Friday, April 18


My little buddy here is Rebecca's nephew, Marek. He lives in Santa Cruz with his parents. He's a lucky little sprout, growing up in a clean environment, being fed well, cared for. He's pretty funny, and does a good job of mocking me when I talk. I think I taught him how to say "bless you" after someone sneezes. Not sure if he already knew that one, but he sure got a kick out of saying it at/with me.

He is currently obsessed with Backhoes. He gets very excited seeing one next to the road. He also owns a few toy backhoes, a shirt with a backhoe on it, and multiple books about backhoes. "BahKo BahKo!" You hear it everywhere you go. He doesn't really seem that interested in other construction vehicles like steamrollers or dumptrucks. Also, he mistakenly shouts "BahKo BahKo" at machines that are in actuality called excavators. Apparently he hasn't learned the subtle differentiation* of the two.

This trip was really fun, but educational as well. For example, I learned that Redwood trees' roots form a weblike community underground. This network allows them to share nutrients with each other, and support each other's weight. This approach to coexistence apparently works, since the redwoods have been around long before Jesus.

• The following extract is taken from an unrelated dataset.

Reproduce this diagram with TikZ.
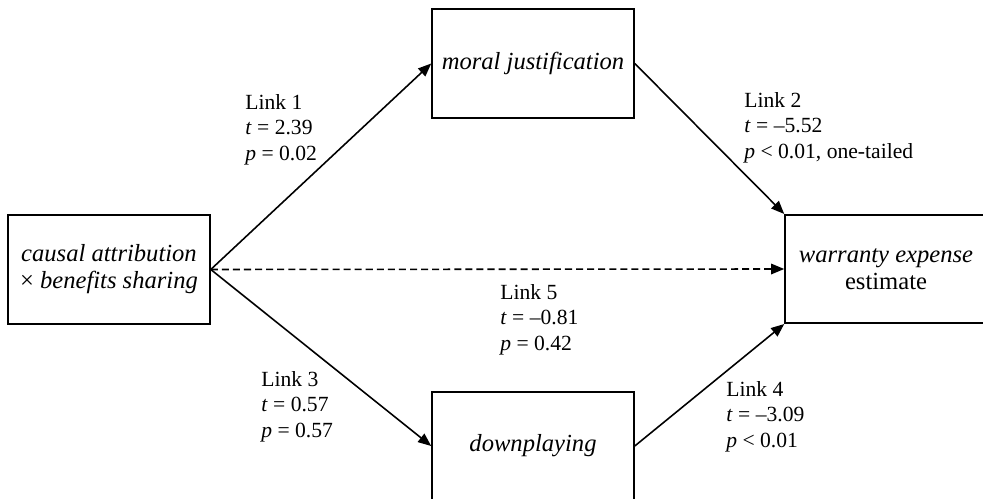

The other thing I learned on this trip is that a child (especially one that is almost 2) is A LOT OF WORK!! Whoa. Sarah, Rebecca's sister, pretty much spends all day caring for him, helping him do the things he wants to do, feeding him, finding subtle ways of manipulating him, and learning graceful surrender when manipulation doesn't work. There were a few tantrums. As much fun as kids are, it is always nice to hand them back over to their parents. One day I'll be ready for that I'm sure, but it's quite a ways off still...

*Dan, Marek's father, has been inadvertently learning quite a bit about backhoes, since he's been reading so much about them lately. (another ubiquitous phrase, "Booka BahKo!" = please read to me about backhoes). He informed the group that a machine with a hoe on it was merely an excavator. With the addition of a front loader, however, an excavator becomes a mighty backhoe. No one cheers for excavators. Another interesting fact is that you will often find backhoes with pneumatic drill attachments, but the drill matters not to young Marek.